David Mabe, Jordan Jessup, Chris Smith and Rodney Bottoms, he replied. With that lineup, the coach said he would win the 4A state title.

Hall also rattled off another 15 names of past players. And, he added, A current player, Drew Wilson, has the talent to pitch at the collegiate level.

As for the top hitter he’s ever coached, Hall didn’t need long to think on that one.

“Chris Chilton was the best,” he said. There have been some truly great hitters, he said, but they are all vying for second place behind Chris.

He said his dream lineup would include these four hitters: Chilton, Bottoms, Richard Pell and Scott Campbell.

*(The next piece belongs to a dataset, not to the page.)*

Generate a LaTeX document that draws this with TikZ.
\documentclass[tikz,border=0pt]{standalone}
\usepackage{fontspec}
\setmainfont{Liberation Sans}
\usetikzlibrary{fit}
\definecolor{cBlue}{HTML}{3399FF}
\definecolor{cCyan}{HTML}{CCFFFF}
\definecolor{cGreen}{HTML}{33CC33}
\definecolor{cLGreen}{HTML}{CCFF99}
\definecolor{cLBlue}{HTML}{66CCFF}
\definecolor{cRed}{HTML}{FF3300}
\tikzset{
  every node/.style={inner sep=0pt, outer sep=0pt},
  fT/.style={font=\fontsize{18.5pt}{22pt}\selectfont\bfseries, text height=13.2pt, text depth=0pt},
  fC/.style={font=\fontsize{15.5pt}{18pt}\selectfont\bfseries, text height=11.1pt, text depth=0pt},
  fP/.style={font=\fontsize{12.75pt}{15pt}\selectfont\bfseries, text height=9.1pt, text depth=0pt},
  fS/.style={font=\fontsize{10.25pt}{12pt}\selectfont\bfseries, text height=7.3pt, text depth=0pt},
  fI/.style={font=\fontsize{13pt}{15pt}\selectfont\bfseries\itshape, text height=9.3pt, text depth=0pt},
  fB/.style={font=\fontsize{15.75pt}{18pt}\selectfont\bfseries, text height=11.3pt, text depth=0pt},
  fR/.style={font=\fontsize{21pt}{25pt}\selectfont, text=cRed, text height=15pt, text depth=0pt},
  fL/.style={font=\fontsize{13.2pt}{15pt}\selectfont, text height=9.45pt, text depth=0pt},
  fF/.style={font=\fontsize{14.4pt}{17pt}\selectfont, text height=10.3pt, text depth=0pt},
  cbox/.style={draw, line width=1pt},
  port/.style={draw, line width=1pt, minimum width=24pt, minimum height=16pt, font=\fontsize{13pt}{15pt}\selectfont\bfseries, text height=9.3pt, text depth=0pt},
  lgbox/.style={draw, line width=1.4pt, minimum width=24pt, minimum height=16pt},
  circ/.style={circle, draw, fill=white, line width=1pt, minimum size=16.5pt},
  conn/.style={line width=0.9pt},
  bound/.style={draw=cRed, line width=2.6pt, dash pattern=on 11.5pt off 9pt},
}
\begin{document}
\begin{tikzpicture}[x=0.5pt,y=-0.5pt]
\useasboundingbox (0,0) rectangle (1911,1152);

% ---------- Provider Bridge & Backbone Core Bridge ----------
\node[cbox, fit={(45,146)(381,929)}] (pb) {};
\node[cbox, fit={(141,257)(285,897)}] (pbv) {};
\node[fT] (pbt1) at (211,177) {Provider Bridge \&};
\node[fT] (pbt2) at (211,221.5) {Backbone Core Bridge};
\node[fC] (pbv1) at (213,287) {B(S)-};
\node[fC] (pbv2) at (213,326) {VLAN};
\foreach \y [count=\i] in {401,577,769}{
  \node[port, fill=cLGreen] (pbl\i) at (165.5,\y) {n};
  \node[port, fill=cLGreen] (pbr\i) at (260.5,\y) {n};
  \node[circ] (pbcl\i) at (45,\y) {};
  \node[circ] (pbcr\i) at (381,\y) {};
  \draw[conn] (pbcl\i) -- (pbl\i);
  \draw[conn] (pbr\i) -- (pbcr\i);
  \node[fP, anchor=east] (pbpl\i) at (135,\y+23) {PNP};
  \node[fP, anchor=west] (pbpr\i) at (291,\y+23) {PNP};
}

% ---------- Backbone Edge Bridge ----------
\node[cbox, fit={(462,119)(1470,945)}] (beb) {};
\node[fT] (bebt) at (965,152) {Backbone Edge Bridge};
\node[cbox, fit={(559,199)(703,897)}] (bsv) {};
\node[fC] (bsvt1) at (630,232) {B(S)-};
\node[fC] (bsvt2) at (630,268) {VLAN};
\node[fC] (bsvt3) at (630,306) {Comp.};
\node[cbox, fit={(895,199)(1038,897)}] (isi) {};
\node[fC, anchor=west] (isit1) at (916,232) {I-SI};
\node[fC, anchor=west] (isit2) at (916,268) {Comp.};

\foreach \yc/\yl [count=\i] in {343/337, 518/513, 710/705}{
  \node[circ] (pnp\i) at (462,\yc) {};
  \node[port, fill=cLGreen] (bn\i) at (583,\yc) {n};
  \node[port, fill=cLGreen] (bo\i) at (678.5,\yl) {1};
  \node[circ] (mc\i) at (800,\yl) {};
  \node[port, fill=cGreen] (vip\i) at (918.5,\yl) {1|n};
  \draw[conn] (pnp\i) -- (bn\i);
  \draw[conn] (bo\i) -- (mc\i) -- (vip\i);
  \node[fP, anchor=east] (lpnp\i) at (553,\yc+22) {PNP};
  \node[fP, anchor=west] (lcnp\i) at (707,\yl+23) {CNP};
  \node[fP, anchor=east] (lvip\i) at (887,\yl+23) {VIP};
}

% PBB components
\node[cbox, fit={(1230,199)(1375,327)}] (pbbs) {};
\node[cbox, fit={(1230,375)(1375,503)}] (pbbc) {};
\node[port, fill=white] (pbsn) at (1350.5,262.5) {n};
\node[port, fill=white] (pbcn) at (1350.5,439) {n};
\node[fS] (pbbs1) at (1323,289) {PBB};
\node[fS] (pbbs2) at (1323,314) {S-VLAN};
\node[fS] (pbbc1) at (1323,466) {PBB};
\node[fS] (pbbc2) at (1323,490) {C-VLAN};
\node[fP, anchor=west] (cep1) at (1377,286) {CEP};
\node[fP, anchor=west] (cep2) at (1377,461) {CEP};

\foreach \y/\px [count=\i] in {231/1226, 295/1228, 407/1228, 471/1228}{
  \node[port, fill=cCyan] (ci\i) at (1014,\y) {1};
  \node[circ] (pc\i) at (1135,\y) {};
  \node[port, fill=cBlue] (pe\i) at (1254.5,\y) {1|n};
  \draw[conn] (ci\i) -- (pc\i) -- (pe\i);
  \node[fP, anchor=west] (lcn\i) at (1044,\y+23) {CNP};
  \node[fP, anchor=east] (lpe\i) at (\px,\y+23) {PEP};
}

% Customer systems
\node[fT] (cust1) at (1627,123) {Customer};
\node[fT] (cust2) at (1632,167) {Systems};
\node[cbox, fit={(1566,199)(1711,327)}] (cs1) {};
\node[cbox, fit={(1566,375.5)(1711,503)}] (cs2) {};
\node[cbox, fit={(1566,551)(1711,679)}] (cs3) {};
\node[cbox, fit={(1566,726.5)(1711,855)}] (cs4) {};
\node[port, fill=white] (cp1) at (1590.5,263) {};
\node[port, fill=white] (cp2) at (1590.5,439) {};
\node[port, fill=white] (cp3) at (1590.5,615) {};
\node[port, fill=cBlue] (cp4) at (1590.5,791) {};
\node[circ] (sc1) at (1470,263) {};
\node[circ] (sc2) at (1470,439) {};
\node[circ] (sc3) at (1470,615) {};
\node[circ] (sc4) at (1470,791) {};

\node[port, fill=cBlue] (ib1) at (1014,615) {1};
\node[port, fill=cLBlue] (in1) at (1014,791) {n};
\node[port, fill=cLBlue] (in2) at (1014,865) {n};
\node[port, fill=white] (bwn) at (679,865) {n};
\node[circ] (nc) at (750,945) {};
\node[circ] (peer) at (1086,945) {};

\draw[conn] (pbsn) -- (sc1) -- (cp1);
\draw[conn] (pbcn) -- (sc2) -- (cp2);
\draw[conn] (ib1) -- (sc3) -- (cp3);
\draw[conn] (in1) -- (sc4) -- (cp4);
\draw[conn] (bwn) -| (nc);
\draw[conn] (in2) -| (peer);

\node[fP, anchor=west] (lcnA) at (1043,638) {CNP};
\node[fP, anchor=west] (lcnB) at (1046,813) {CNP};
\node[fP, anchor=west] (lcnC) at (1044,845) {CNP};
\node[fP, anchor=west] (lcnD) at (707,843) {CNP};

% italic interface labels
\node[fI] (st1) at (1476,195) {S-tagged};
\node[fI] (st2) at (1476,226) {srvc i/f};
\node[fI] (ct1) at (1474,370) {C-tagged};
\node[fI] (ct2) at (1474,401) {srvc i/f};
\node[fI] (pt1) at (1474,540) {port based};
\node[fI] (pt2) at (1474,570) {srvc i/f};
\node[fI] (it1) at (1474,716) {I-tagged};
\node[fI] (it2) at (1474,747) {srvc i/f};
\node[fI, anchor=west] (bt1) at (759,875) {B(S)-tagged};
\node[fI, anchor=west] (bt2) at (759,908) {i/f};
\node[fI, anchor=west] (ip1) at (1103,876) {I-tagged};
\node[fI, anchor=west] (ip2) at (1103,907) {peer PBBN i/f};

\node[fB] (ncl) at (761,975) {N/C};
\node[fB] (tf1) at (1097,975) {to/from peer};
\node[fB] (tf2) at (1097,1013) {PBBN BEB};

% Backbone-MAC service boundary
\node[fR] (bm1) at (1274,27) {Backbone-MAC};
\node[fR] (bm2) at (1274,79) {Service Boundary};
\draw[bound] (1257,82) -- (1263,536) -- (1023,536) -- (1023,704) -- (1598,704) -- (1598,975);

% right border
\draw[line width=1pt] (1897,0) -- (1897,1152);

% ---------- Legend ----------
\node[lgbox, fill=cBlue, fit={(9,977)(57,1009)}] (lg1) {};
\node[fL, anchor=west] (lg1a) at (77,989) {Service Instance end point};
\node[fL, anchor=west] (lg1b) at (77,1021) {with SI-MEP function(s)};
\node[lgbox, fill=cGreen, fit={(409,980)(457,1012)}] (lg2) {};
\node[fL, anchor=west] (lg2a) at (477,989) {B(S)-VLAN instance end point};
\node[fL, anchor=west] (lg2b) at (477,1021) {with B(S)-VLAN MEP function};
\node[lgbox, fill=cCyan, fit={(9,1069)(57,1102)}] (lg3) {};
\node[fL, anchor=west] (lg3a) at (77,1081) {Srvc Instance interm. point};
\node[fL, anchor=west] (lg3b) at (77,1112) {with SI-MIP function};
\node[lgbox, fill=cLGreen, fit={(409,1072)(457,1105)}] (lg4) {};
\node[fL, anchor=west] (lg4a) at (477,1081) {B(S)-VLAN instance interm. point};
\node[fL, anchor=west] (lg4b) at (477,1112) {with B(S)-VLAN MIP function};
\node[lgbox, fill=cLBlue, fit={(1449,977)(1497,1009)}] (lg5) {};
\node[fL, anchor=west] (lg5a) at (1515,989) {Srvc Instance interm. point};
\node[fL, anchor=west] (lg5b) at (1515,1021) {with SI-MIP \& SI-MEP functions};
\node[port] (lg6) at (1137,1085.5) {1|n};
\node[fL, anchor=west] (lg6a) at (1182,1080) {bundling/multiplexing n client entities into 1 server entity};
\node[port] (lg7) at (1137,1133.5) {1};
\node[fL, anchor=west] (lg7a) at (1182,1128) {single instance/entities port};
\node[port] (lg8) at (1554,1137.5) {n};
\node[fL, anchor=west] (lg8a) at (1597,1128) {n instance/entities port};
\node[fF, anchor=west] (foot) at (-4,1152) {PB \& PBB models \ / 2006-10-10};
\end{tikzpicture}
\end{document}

“When you see Rodney’s name on both lists, you know he was a special player,” Hall said.

Speaking of special, Hall said none of his accomplishments would have been possible without a special wife waiting for him at home.

“The wife of a coach has to be understanding,” he said, and Rachel has certainly been that.

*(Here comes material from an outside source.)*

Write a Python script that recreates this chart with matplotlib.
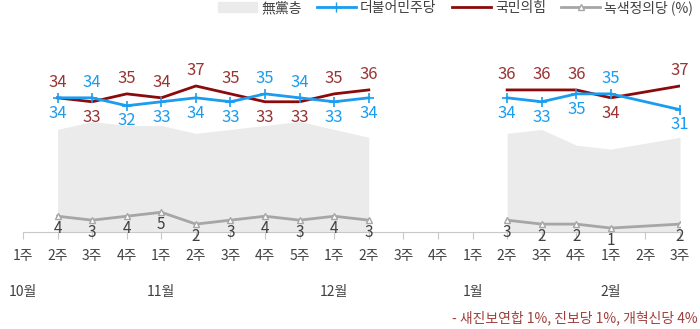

Speaking of his won-loss record, he said, “There were 325 times I came home not quite as happy as the other 653 times.”

With his 4-year-old granddaughter Madisyn with him at games, however, Hall said he has a new perspective.

“Since she came along, the losses don’t bother me half as much as they used to,” he said. She just wants to hop on the Gator and ride around the field.

Managing a job, a coaching career and a family can be difficult. And if one sport wasn’t enough, Hall coached girls basketball the first decade East Surry had a team, and he helped out with the JV boys a few years.

When his son Bryan was tiny, Barry sometimes had the toddler with him on the basketball sidelines.

The cheerleaders would help watch him, while Hall would pace the floor with a spare diaper sticking out of his back pocket.

Bryan is now the one watching over the cheerleaders, he noted, and daughter Denise is a nurse.

As for his own job, Hall said he has no plans to pursue Vincent’s record of more than 800 wins, but he might coach for two to three more years to try for the 700-win plateau.

“That would be a nice milestone,” he said.

Of course, he might have to run that by Rachel.